▸ **Given problem**: Transcribe each line of the records below exactly, excluding any embedded images.

>> Begin Supplied information

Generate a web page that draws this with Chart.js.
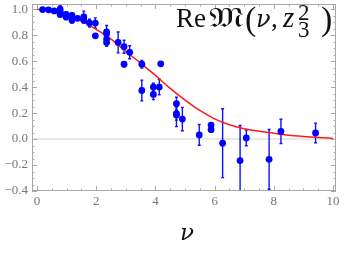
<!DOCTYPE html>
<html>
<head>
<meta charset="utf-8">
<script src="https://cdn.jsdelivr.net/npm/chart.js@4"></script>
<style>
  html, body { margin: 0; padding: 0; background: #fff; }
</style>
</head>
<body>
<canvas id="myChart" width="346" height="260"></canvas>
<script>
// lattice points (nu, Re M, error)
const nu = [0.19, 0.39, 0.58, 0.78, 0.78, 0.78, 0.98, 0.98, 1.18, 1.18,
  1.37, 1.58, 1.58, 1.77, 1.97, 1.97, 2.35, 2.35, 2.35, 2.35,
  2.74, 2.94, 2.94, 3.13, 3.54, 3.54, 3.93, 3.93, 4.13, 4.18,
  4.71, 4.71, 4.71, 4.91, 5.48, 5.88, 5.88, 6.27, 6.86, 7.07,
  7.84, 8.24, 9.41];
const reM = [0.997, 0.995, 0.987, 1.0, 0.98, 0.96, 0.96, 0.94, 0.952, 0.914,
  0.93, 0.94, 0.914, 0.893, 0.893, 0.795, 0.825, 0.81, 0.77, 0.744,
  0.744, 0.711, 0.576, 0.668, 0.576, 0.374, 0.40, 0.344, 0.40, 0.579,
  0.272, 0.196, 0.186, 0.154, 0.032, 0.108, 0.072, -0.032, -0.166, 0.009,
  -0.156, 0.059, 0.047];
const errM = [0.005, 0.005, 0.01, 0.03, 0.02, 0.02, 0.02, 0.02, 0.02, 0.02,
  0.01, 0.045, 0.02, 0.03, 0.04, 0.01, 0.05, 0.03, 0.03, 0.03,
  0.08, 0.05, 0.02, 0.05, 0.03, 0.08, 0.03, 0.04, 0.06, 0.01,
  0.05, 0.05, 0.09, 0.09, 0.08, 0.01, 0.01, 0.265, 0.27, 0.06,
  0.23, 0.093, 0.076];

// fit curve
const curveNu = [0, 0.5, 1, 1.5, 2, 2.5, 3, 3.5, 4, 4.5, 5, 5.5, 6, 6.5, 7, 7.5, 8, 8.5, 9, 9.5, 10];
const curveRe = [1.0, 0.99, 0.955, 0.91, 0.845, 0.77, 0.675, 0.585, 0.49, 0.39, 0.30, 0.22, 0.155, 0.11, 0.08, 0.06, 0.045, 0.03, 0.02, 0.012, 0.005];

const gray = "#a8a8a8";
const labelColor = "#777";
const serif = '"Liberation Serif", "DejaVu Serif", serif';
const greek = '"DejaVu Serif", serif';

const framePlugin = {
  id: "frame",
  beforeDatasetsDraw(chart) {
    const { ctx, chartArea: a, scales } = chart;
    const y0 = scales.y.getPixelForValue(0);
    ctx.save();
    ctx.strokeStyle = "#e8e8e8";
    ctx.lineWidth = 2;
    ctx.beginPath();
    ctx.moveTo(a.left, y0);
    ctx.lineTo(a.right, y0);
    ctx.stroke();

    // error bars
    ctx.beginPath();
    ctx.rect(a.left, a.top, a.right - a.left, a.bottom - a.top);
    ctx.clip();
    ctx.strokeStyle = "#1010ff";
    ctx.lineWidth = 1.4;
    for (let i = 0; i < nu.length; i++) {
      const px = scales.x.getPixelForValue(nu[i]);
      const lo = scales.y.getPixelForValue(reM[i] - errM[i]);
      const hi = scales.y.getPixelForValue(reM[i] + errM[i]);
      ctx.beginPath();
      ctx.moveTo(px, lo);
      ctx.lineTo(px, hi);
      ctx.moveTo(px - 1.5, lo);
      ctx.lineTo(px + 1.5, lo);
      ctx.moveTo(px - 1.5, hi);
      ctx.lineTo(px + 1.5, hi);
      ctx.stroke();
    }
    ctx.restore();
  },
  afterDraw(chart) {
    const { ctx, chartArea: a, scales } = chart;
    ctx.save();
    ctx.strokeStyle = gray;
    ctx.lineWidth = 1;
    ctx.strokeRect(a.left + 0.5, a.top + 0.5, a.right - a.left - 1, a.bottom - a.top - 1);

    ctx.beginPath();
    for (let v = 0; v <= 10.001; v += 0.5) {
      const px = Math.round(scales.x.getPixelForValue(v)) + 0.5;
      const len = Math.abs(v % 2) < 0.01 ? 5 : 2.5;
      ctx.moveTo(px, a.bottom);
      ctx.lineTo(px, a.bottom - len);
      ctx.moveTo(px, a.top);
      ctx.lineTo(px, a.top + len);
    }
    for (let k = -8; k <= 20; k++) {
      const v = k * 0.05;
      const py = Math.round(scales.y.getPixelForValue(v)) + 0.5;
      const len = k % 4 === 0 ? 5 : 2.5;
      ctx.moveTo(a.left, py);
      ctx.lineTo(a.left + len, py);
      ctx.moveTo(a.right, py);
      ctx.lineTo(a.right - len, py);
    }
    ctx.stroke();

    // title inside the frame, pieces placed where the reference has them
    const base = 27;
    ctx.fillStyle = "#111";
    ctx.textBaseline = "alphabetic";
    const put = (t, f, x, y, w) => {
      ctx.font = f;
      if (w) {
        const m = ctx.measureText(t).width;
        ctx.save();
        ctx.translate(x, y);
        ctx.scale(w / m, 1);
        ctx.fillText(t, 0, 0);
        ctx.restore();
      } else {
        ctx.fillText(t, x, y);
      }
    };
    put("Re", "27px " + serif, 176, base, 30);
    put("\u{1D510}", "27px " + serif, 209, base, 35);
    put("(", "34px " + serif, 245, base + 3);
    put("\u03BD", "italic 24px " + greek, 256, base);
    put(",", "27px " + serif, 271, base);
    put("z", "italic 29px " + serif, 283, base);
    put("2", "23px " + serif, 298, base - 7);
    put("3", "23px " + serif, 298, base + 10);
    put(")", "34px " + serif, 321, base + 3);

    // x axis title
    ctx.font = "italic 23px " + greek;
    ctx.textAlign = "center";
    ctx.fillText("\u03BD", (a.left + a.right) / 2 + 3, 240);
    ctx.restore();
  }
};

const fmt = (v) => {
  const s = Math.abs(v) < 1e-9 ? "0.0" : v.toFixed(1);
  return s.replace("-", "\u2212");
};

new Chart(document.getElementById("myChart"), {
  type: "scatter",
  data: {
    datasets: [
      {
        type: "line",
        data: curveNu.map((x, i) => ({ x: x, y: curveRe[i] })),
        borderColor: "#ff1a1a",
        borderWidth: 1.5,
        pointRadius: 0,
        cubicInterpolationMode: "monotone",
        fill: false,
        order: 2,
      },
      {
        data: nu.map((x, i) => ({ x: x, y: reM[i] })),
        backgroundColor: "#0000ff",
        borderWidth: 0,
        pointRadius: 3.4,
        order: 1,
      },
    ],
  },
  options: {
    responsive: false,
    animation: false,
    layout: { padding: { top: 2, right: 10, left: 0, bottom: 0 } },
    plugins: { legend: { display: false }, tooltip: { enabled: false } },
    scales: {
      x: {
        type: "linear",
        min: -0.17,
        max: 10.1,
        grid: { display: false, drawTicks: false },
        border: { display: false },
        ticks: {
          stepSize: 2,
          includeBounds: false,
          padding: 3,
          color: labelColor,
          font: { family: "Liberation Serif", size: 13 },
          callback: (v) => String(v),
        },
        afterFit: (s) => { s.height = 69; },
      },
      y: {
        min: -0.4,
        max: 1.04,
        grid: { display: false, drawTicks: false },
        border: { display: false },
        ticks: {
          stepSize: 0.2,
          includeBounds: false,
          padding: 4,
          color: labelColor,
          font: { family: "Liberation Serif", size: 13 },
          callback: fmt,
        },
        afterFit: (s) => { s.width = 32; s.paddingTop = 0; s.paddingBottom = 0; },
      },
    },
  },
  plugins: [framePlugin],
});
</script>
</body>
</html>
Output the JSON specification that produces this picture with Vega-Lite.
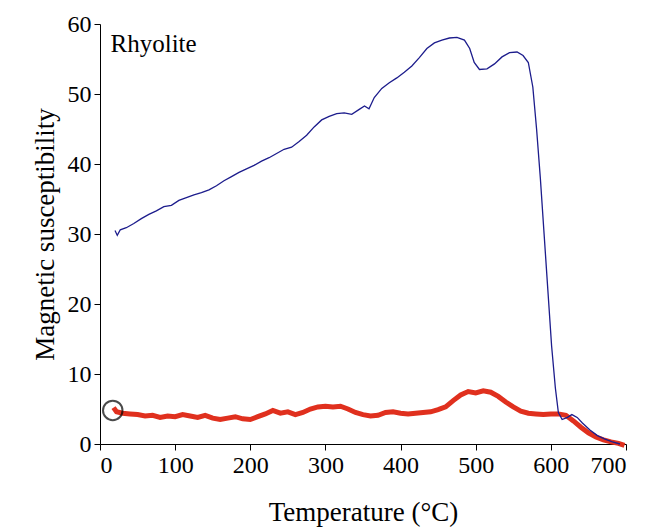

>> End Supplied information

▸ **Expected answer**:
Generate a web page that draws this with Chart.js.
<!DOCTYPE html>
<html>
<head>
<meta charset="utf-8">
<script src="https://cdn.jsdelivr.net/npm/chart.js@4"></script>
<style>
  html, body { margin: 0; padding: 0; background: #fff; }
</style>
</head>
<body>
<canvas id="myChart" width="346" height="260"></canvas>
<script>
// lattice points (nu, Re M, error)
const nu = [0.19, 0.39, 0.58, 0.78, 0.78, 0.78, 0.98, 0.98, 1.18, 1.18,
  1.37, 1.58, 1.58, 1.77, 1.97, 1.97, 2.35, 2.35, 2.35, 2.35,
  2.74, 2.94, 2.94, 3.13, 3.54, 3.54, 3.93, 3.93, 4.13, 4.18,
  4.71, 4.71, 4.71, 4.91, 5.48, 5.88, 5.88, 6.27, 6.86, 7.07,
  7.84, 8.24, 9.41];
const reM = [0.997, 0.995, 0.987, 1.0, 0.98, 0.96, 0.96, 0.94, 0.952, 0.914,
  0.93, 0.94, 0.914, 0.893, 0.893, 0.795, 0.825, 0.81, 0.77, 0.744,
  0.744, 0.711, 0.576, 0.668, 0.576, 0.374, 0.40, 0.344, 0.40, 0.579,
  0.272, 0.196, 0.186, 0.154, 0.032, 0.108, 0.072, -0.032, -0.166, 0.009,
  -0.156, 0.059, 0.047];
const errM = [0.005, 0.005, 0.01, 0.03, 0.02, 0.02, 0.02, 0.02, 0.02, 0.02,
  0.01, 0.045, 0.02, 0.03, 0.04, 0.01, 0.05, 0.03, 0.03, 0.03,
  0.08, 0.05, 0.02, 0.05, 0.03, 0.08, 0.03, 0.04, 0.06, 0.01,
  0.05, 0.05, 0.09, 0.09, 0.08, 0.01, 0.01, 0.265, 0.27, 0.06,
  0.23, 0.093, 0.076];

// fit curve
const curveNu = [0, 0.5, 1, 1.5, 2, 2.5, 3, 3.5, 4, 4.5, 5, 5.5, 6, 6.5, 7, 7.5, 8, 8.5, 9, 9.5, 10];
const curveRe = [1.0, 0.99, 0.955, 0.91, 0.845, 0.77, 0.675, 0.585, 0.49, 0.39, 0.30, 0.22, 0.155, 0.11, 0.08, 0.06, 0.045, 0.03, 0.02, 0.012, 0.005];

const gray = "#a8a8a8";
const labelColor = "#777";
const serif = '"Liberation Serif", "DejaVu Serif", serif';
const greek = '"DejaVu Serif", serif';

const framePlugin = {
  id: "frame",
  beforeDatasetsDraw(chart) {
    const { ctx, chartArea: a, scales } = chart;
    const y0 = scales.y.getPixelForValue(0);
    ctx.save();
    ctx.strokeStyle = "#e8e8e8";
    ctx.lineWidth = 2;
    ctx.beginPath();
    ctx.moveTo(a.left, y0);
    ctx.lineTo(a.right, y0);
    ctx.stroke();

    // error bars
    ctx.beginPath();
    ctx.rect(a.left, a.top, a.right - a.left, a.bottom - a.top);
    ctx.clip();
    ctx.strokeStyle = "#1010ff";
    ctx.lineWidth = 1.4;
    for (let i = 0; i < nu.length; i++) {
      const px = scales.x.getPixelForValue(nu[i]);
      const lo = scales.y.getPixelForValue(reM[i] - errM[i]);
      const hi = scales.y.getPixelForValue(reM[i] + errM[i]);
      ctx.beginPath();
      ctx.moveTo(px, lo);
      ctx.lineTo(px, hi);
      ctx.moveTo(px - 1.5, lo);
      ctx.lineTo(px + 1.5, lo);
      ctx.moveTo(px - 1.5, hi);
      ctx.lineTo(px + 1.5, hi);
      ctx.stroke();
    }
    ctx.restore();
  },
  afterDraw(chart) {
    const { ctx, chartArea: a, scales } = chart;
    ctx.save();
    ctx.strokeStyle = gray;
    ctx.lineWidth = 1;
    ctx.strokeRect(a.left + 0.5, a.top + 0.5, a.right - a.left - 1, a.bottom - a.top - 1);

    ctx.beginPath();
    for (let v = 0; v <= 10.001; v += 0.5) {
      const px = Math.round(scales.x.getPixelForValue(v)) + 0.5;
      const len = Math.abs(v % 2) < 0.01 ? 5 : 2.5;
      ctx.moveTo(px, a.bottom);
      ctx.lineTo(px, a.bottom - len);
      ctx.moveTo(px, a.top);
      ctx.lineTo(px, a.top + len);
    }
    for (let k = -8; k <= 20; k++) {
      const v = k * 0.05;
      const py = Math.round(scales.y.getPixelForValue(v)) + 0.5;
      const len = k % 4 === 0 ? 5 : 2.5;
      ctx.moveTo(a.left, py);
      ctx.lineTo(a.left + len, py);
      ctx.moveTo(a.right, py);
      ctx.lineTo(a.right - len, py);
    }
    ctx.stroke();

    // title inside the frame, pieces placed where the reference has them
    const base = 27;
    ctx.fillStyle = "#111";
    ctx.textBaseline = "alphabetic";
    const put = (t, f, x, y, w) => {
      ctx.font = f;
      if (w) {
        const m = ctx.measureText(t).width;
        ctx.save();
        ctx.translate(x, y);
        ctx.scale(w / m, 1);
        ctx.fillText(t, 0, 0);
        ctx.restore();
      } else {
        ctx.fillText(t, x, y);
      }
    };
    put("Re", "27px " + serif, 176, base, 30);
    put("\u{1D510}", "27px " + serif, 209, base, 35);
    put("(", "34px " + serif, 245, base + 3);
    put("\u03BD", "italic 24px " + greek, 256, base);
    put(",", "27px " + serif, 271, base);
    put("z", "italic 29px " + serif, 283, base);
    put("2", "23px " + serif, 298, base - 7);
    put("3", "23px " + serif, 298, base + 10);
    put(")", "34px " + serif, 321, base + 3);

    // x axis title
    ctx.font = "italic 23px " + greek;
    ctx.textAlign = "center";
    ctx.fillText("\u03BD", (a.left + a.right) / 2 + 3, 240);
    ctx.restore();
  }
};

const fmt = (v) => {
  const s = Math.abs(v) < 1e-9 ? "0.0" : v.toFixed(1);
  return s.replace("-", "\u2212");
};

new Chart(document.getElementById("myChart"), {
  type: "scatter",
  data: {
    datasets: [
      {
        type: "line",
        data: curveNu.map((x, i) => ({ x: x, y: curveRe[i] })),
        borderColor: "#ff1a1a",
        borderWidth: 1.5,
        pointRadius: 0,
        cubicInterpolationMode: "monotone",
        fill: false,
        order: 2,
      },
      {
        data: nu.map((x, i) => ({ x: x, y: reM[i] })),
        backgroundColor: "#0000ff",
        borderWidth: 0,
        pointRadius: 3.4,
        order: 1,
      },
    ],
  },
  options: {
    responsive: false,
    animation: false,
    layout: { padding: { top: 2, right: 10, left: 0, bottom: 0 } },
    plugins: { legend: { display: false }, tooltip: { enabled: false } },
    scales: {
      x: {
        type: "linear",
        min: -0.17,
        max: 10.1,
        grid: { display: false, drawTicks: false },
        border: { display: false },
        ticks: {
          stepSize: 2,
          includeBounds: false,
          padding: 3,
          color: labelColor,
          font: { family: "Liberation Serif", size: 13 },
          callback: (v) => String(v),
        },
        afterFit: (s) => { s.height = 69; },
      },
      y: {
        min: -0.4,
        max: 1.04,
        grid: { display: false, drawTicks: false },
        border: { display: false },
        ticks: {
          stepSize: 0.2,
          includeBounds: false,
          padding: 4,
          color: labelColor,
          font: { family: "Liberation Serif", size: 13 },
          callback: fmt,
        },
        afterFit: (s) => { s.width = 32; s.paddingTop = 0; s.paddingBottom = 0; },
      },
    },
  },
  plugins: [framePlugin],
});
</script>
</body>
</html>
Output the JSON specification that produces this picture with Vega-Lite.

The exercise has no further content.